Волошин по нескольку раз на дню собирался ответить столь тонко чувствующей корреспондентке, садился писать письмо, но оно превращалось в дневник. «Я ей ничего не писал о любви, но мне казалось, что все слова говорят об этом». Вспоминался Шелли: «Слишком часто заветное слово людьми осквернялось, / Я его не хочу повторять…» Возникали и собственные стихи:

Спустилась ночь. Погасли краски. Сияет мысль. В душе светло. С какою силой ожило Всё обаянье детской ласки, Поблекший мир далёких дней, Когда в зелёной мгле аллей Блуждали сны, толпились сказки, И время тихо, тихо шло, Дни развивались и свивались, И всё, чего мы ни касались, Благоухало и цвело. И тусклый мир, где нас держали, И стены пасмурной тюрьмы Одною силой жизни мы Перед собою раздвигали.
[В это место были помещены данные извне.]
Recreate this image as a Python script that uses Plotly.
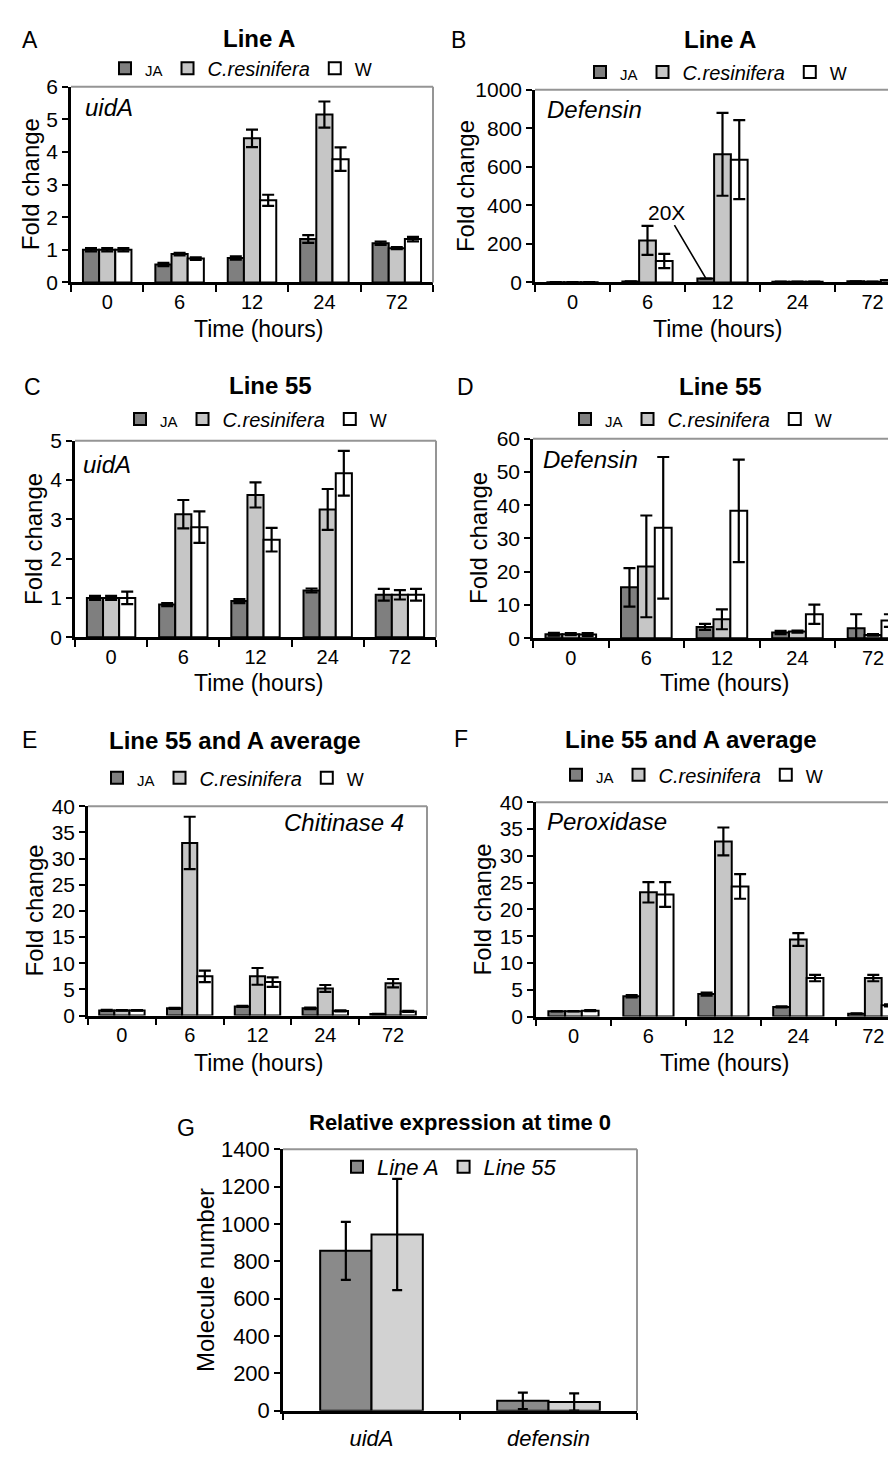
import plotly.graph_objects as go

W, H = 896, 1457
FONT = "Liberation Sans, Arial, sans-serif"

times = ["0", "6", "12", "24", "72"]
series_names = ["<span style='font-size:15px'>JA</span>",
                "<i>C.resinifera</i>",
                "<span style='font-size:18px'>W</span>"]

# Panel A: Line A, uidA
a_ja = [1.0, 0.55, 0.75, 1.33, 1.2]
a_ja_err = [0.05, 0.05, 0.05, 0.12, 0.05]
a_cr = [1.0, 0.87, 4.42, 5.15, 1.05]
a_cr_err = [0.05, 0.04, 0.27, 0.4, 0.03]
a_w = [1.0, 0.73, 2.52, 3.78, 1.33]
a_w_err = [0.05, 0.04, 0.17, 0.36, 0.07]

# Panel B: Line A, Defensin
b_ja = [1, 5, 20, 4, 6]
b_ja_err = [0, 0, 0, 0, 0]
b_cr = [1, 218, 665, 4, 4]
b_cr_err = [0, 75, 215, 0, 0]
b_w = [1, 111, 637, 4, 12]
b_w_err = [0, 37, 205, 0, 0]

# Panel C: Line 55, uidA
c_ja = [1.0, 0.83, 0.92, 1.19, 1.08]
c_ja_err = [0.05, 0.04, 0.05, 0.05, 0.15]
c_cr = [1.0, 3.13, 3.62, 3.25, 1.08]
c_cr_err = [0.05, 0.36, 0.32, 0.52, 0.12]
c_w = [1.0, 2.8, 2.48, 4.17, 1.08]
c_w_err = [0.16, 0.4, 0.3, 0.57, 0.15]

# Panel D: Line 55, Defensin
d_ja = [1.2, 15.3, 3.4, 1.7, 3.0]
d_ja_err = [0.4, 5.8, 0.9, 0.5, 4.2]
d_cr = [1.2, 21.6, 5.7, 2.0, 1.0]
d_cr_err = [0.3, 15.3, 3.0, 0.3, 0.2]
d_w = [1.1, 33.2, 38.3, 7.2, 5.3]
d_w_err = [0.4, 21.3, 15.4, 2.9, 1.9]

# Panel E: average, Chitinase 4
e_ja = [1.0, 1.4, 1.75, 1.4, 0.3]
e_ja_err = [0.1, 0.1, 0.1, 0.15, 0.05]
e_cr = [1.0, 33.0, 7.5, 5.2, 6.2]
e_cr_err = [0.05, 5.0, 1.6, 0.65, 0.8]
e_w = [1.0, 7.5, 6.4, 0.9, 0.8]
e_w_err = [0.05, 1.1, 0.9, 0.1, 0.1]

# Panel F: average, Peroxidase
f_ja = [1.0, 3.8, 4.2, 1.8, 0.55]
f_ja_err = [0.05, 0.2, 0.3, 0.1, 0.05]
f_cr = [1.0, 23.2, 32.7, 14.4, 7.2]
f_cr_err = [0.05, 1.9, 2.6, 1.2, 0.6]
f_w = [1.1, 22.8, 24.3, 7.2, 2.1]
f_w_err = [0.1, 2.3, 2.3, 0.6, 0.2]

# Panel G: relative expression at time 0
genes = ["<i>uidA</i>", "<i>defensin</i>"]
g_lineA = [856, 53]
g_lineA_err = [155, 44]
g_line55 = [944, 47]
g_line55_err = [298, 46]

COL_JA = "#7f7f7f"
COL_CR = "#c6c6c6"
COL_W = "#ffffff"
colors = [COL_JA, COL_CR, COL_W]


def px_x(x):
    return x / W


def px_y(y):
    return 1 - y / H


fig = go.Figure()
annotations = []
shapes = []

panels = [
    dict(k=1, box=(63, 425, 68, 267), yr=[0, 6], dt=1, xr=[-0.5, 4.5],
         data=[(a_ja, a_ja_err), (a_cr, a_cr_err), (a_w, a_w_err)],
         leg=(113, 49), frame=True),
    dict(k=2, box=(527, 896, 71, 267), yr=[0, 1000], dt=200, xr=[-0.5, 4.42],
         data=[(b_ja, b_ja_err), (b_cr, b_cr_err), (b_w, b_w_err)],
         leg=(588, 53), frame=False),
    dict(k=3, box=(67, 428, 428, 628), yr=[0, 5], dt=1, xr=[-0.5, 4.5],
         data=[(c_ja, c_ja_err), (c_cr, c_cr_err), (c_w, c_w_err)],
         leg=(128, 406), frame=True),
    dict(k=4, box=(525, 896, 426, 629), yr=[0, 60], dt=10, xr=[-0.5, 4.41],
         data=[(d_ja, d_ja_err), (d_cr, d_cr_err), (d_w, d_w_err)],
         leg=(573, 406), frame=False),
    dict(k=5, box=(80, 419, 800, 1013), yr=[0, 40], dt=5, xr=[-0.5, 4.5],
         data=[(e_ja, e_ja_err), (e_cr, e_cr_err), (e_w, e_w_err)],
         leg=(105, 771), frame=True),
    dict(k=6, box=(528, 896, 796, 1014), yr=[0, 40], dt=5, xr=[-0.5, 4.41],
         data=[(f_ja, f_ja_err), (f_cr, f_cr_err), (f_w, f_w_err)],
         leg=(564, 768), frame=False),
]

layout_axes = {}
legends = {}

for p in panels:
    k = p["k"]
    xa = "x" if k == 1 else f"x{k}"
    ya = "y" if k == 1 else f"y{k}"
    lg = "legend" if k == 1 else f"legend{k}"
    x0, x1, y0, y1 = p["box"]
    for (vals, errs), name, col in zip(p["data"], series_names, colors):
        fig.add_trace(go.Bar(
            x=times, y=vals, name=name, xaxis=xa, yaxis=ya, legend=lg,
            marker=dict(color=col, line=dict(color="black", width=2)),
            error_y=dict(type="data", array=errs, visible=True,
                         color="black", thickness=2.2, width=6),
        ))
    xkey = "xaxis" if k == 1 else f"xaxis{k}"
    ykey = "yaxis" if k == 1 else f"yaxis{k}"
    layout_axes[xkey] = dict(
        domain=[px_x(x0), min(px_x(x1), 1.0)], anchor=ya, type="category",
        range=p["xr"], tickson="boundaries", ticks="outside", ticklen=7,
        tickwidth=2, tickcolor="black", showline=True, linecolor="black",
        linewidth=2.5, showgrid=False, zeroline=False,
        tickfont=dict(family=FONT, size=20, color="black"), fixedrange=True)
    layout_axes[ykey] = dict(
        domain=[px_y(y1), px_y(y0)], anchor=xa, range=p["yr"], dtick=p["dt"],
        tick0=0, ticks="outside", ticklen=6, tickwidth=2, tickcolor="black",
        showline=True, linecolor="black", linewidth=2.5, showgrid=False,
        zeroline=False, tickfont=dict(family=FONT, size=21, color="black"),
        fixedrange=True)
    lx, ly = p["leg"]
    legends[lg] = dict(
        orientation="h", x=px_x(lx - 16), y=px_y(ly), xanchor="left",
        yanchor="middle", bgcolor="rgba(0,0,0,0)",
        font=dict(family=FONT, size=20, color="black"), itemclick=False,
        itemdoubleclick=False, tracegroupgap=0)
    shapes.append(dict(type="line", xref=f"{xa} domain", yref=f"{ya} domain",
                       x0=0, x1=1, y0=1, y1=1,
                       line=dict(color="#959595", width=2)))
    if p["frame"]:
        shapes.append(dict(type="line", xref=f"{xa} domain", yref=f"{ya} domain",
                           x0=1, x1=1, y0=0, y1=1,
                           line=dict(color="#959595", width=2)))

# Panel G
g_box = (275, 629, 1149, 1415)
fig.add_trace(go.Bar(
    x=genes, y=g_lineA, name="<i>Line A</i>", xaxis="x7", yaxis="y7",
    legend="legend7", width=0.29, offset=-0.29,
    marker=dict(color="#8a8a8a", line=dict(color="black", width=2)),
    error_y=dict(type="data", array=g_lineA_err, visible=True,
                 color="black", thickness=2.2, width=5)))
fig.add_trace(go.Bar(
    x=genes, y=g_line55, name="<i>Line 55</i>", xaxis="x7", yaxis="y7",
    legend="legend7", width=0.29, offset=0.0,
    marker=dict(color="#d2d2d2", line=dict(color="black", width=2)),
    error_y=dict(type="data", array=g_line55_err, visible=True,
                 color="black", thickness=2.2, width=5)))
x0, x1, y0, y1 = g_box
layout_axes["xaxis7"] = dict(
    domain=[px_x(x0), px_x(x1)], anchor="y7", type="category",
    range=[-0.5, 1.5], tickson="boundaries", ticks="outside", ticklen=7,
    tickwidth=2, tickcolor="black", showline=True, linecolor="black",
    linewidth=2.5, showgrid=False, zeroline=False, ticklabelstandoff=6,
    tickfont=dict(family=FONT, size=22, color="black"), fixedrange=True)
layout_axes["yaxis7"] = dict(
    domain=[px_y(y1), px_y(y0)], anchor="x7", range=[0, 1400], dtick=200,
    ticks="outside", ticklen=6, tickwidth=2, tickcolor="black",
    showline=True, linecolor="black", linewidth=2.5, showgrid=False,
    zeroline=False, tickfont=dict(family=FONT, size=22, color="black"),
    fixedrange=True)
legends["legend7"] = dict(
    orientation="h", x=px_x(345 - 16), y=px_y(1167), xanchor="left",
    yanchor="middle", bgcolor="rgba(0,0,0,0)",
    font=dict(family=FONT, size=22, color="black"), itemclick=False,
    itemdoubleclick=False)
shapes.append(dict(type="line", xref="x7 domain", yref="y7 domain",
                   x0=0, x1=1, y0=1, y1=1, line=dict(color="#959595", width=2)))
shapes.append(dict(type="line", xref="x7 domain", yref="y7 domain",
                   x0=1, x1=1, y0=0, y1=1, line=dict(color="#959595", width=2)))


def txt(x, y, s, size=21, bold=False, italic=False, xanchor="center",
        angle=0):
    if bold:
        s = f"<b>{s}</b>"
    if italic:
        s = f"<i>{s}</i>"
    annotations.append(dict(
        x=px_x(x), y=px_y(y), xref="paper", yref="paper", text=s,
        showarrow=False, xanchor=xanchor, yanchor="middle", textangle=angle,
        font=dict(family=FONT, size=size, color="black")))


for lab, x, y in [("A", 22, 20), ("B", 450, 20), ("C", 24, 373),
                  ("D", 457, 373), ("E", 21, 733), ("F", 453, 732),
                  ("G", 178, 1127)]:
    txt(x, y, lab, size=23)

for s, x, y in [("Line A", 251, 19), ("Line A", 712, 20),
                ("Line 55", 262, 372), ("Line 55", 712, 373),
                ("Line 55 and A average", 227, 733),
                ("Line 55 and A average", 683, 732),
                ("Relative expression at time 0", 452, 1122)]:
    txt(x, y, s, size=24 if "Relative" not in s else 22, bold=True)

for x, y in [(251, 314), (710, 314), (251, 675), (717, 675),
             (251, 1061), (717, 1061)]:
    txt(x, y, "Time (hours)", size=23)
for x, y in [(22, 167), (457, 169), (26, 528), (471, 527),
             (26, 906), (474, 905)]:
    txt(x, y, "Fold change", size=24, angle=-90)
txt(197, 1282, "Molecule number", size=24, angle=-90)

txt(75, 89, "uidA", size=24, italic=True, xanchor="left")
txt(537, 91, "Defensin", size=24, italic=True, xanchor="left")
txt(73, 452, "uidA", size=24, italic=True, xanchor="left")
txt(533, 447, "Defensin", size=24, italic=True, xanchor="left")
txt(398, 817, "Chitinase 4", size=24, italic=True, xanchor="right")
txt(537, 815, "Peroxidase", size=24, italic=True, xanchor="left")

annotations.append(dict(
    x=2 - 0.67 / 3, y=b_ja[2] + 2, xref="x2", yref="y2", text="20X",
    showarrow=True, arrowhead=0, arrowwidth=1.6, arrowcolor="black",
    ax=-39, ay=-66, standoff=0,
    font=dict(family=FONT, size=21, color="black")))

fig.update_layout(
    width=W, height=H, margin=dict(l=0, r=0, t=0, b=0),
    paper_bgcolor="white", plot_bgcolor="white",
    barmode="group", bargap=0.33, bargroupgap=0.0,
    showlegend=True, annotations=annotations, shapes=shapes,
    font=dict(family=FONT, color="black"),
    **layout_axes, **legends)

fig.write_html("out.html")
А Муха из имения Колышево, близ Калуги, шлёт ностальгические письма, дышащие поэзией: «Мне кажется, что я не вся сюда приехала, а что главные мои вибрирующие струнки оборвались и звенят в парижском воздухе, что во мне пока только эхо их песен, которое наверно скоро умолкнет совсем. Так не браните меня больше; я люблю, желаю, вспоминаю всегда до боли. Но что же делать, бывают же люди, которым никогда ничего не удаётся; эти люди желают и мечтают сильней и больней многих других; у вас сговор с воздухом, с камнями, с горами, с тучами, они вас слушают и с вами говорят; я же чувствую себя бессильной перед ними, я их боюсь и люблю, и чем они сильней и красивей, тем я чувствую себя несчастней и грустней. Я ничего не могу, я массу желаю, я много чувствую, много думаю, но всё это остаётся во мне и скрытым для других, я не одна, я — две; многие знают только меня одну, не подозревая другого существа, которое живёт более интенсивно и глубоко».
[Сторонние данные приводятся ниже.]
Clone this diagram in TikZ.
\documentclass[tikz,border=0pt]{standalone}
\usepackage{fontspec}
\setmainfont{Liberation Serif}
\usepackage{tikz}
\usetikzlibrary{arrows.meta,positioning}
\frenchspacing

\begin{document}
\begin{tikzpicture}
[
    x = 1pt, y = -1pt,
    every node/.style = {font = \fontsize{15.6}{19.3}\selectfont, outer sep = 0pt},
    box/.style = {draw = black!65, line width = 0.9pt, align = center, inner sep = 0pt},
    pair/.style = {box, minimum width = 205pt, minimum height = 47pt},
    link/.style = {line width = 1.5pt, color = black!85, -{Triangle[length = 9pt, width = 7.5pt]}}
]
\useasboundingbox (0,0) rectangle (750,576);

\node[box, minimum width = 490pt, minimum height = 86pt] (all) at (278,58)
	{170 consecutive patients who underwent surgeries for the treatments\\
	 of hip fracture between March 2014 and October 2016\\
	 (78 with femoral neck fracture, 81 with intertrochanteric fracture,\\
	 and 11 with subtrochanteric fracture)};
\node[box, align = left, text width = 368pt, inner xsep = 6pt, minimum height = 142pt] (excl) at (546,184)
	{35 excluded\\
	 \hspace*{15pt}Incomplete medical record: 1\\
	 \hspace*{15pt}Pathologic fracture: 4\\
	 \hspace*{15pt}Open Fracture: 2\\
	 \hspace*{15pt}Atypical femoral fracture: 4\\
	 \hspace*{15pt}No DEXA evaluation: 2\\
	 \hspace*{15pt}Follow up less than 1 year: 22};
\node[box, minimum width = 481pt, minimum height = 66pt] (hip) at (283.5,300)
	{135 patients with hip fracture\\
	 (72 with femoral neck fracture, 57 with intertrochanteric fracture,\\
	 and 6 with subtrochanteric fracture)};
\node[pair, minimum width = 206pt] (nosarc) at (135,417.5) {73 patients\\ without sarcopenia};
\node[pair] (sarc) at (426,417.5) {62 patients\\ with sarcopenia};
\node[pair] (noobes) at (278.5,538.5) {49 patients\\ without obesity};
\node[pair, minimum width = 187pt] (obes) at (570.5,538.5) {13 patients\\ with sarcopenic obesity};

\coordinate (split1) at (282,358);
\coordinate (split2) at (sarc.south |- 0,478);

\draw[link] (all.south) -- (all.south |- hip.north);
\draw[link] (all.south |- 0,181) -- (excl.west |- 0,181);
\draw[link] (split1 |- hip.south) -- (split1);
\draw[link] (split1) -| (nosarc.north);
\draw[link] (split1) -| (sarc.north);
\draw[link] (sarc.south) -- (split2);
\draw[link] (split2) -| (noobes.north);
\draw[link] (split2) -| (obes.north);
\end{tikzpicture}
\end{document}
«Чувствую себя несчастней и больней»; живу «интенсивно и глубоко» — вот два полюса самоощущения Мухи-Марии. Да и не только её. Внутренняя раздвоенность, боязнь жизни, экзальтированность, ранимость и безбытность, душевная тонкость и артистичность, художественная жилка (Мария Ауэр, в замужестве — Унковская, стала певицей) — все эти качества, присущие «волошинскому» типу женщины (во всяком случае, в пору его молодости), вообще были характерны для той болезненной эпохи духовных метаний. Были ещё — примерно тогда же — Ольга Сергеевна Муромцева, дочь юриста, профессора Московского университета, председателя Первой Государственной думы, Сергея Андреевича Муромцева, которой Макс посвятил прекрасное стихотворение «Небо запуталось звёздными крыльями…», писательница Александра Михайловна Моисеева (Мирэ), в отношениях с которой, очевидно, был нарушен столь хрупкий баланс близости и целомудрия, возобладал «двойной соблазн любви и любопытства», так что сам поэт запутался в своих чувствах и позднее оценил это сближение как «самый позорный факт» жизни: ведь оно «убило то чувство (надо полагать, к М. Л. Ауэр. — С. П.) и само не расцвело». Будет ещё и самый яркий пример в этом ряду: Маргарита Васильевна Сабашникова, но о ней — разговор особый.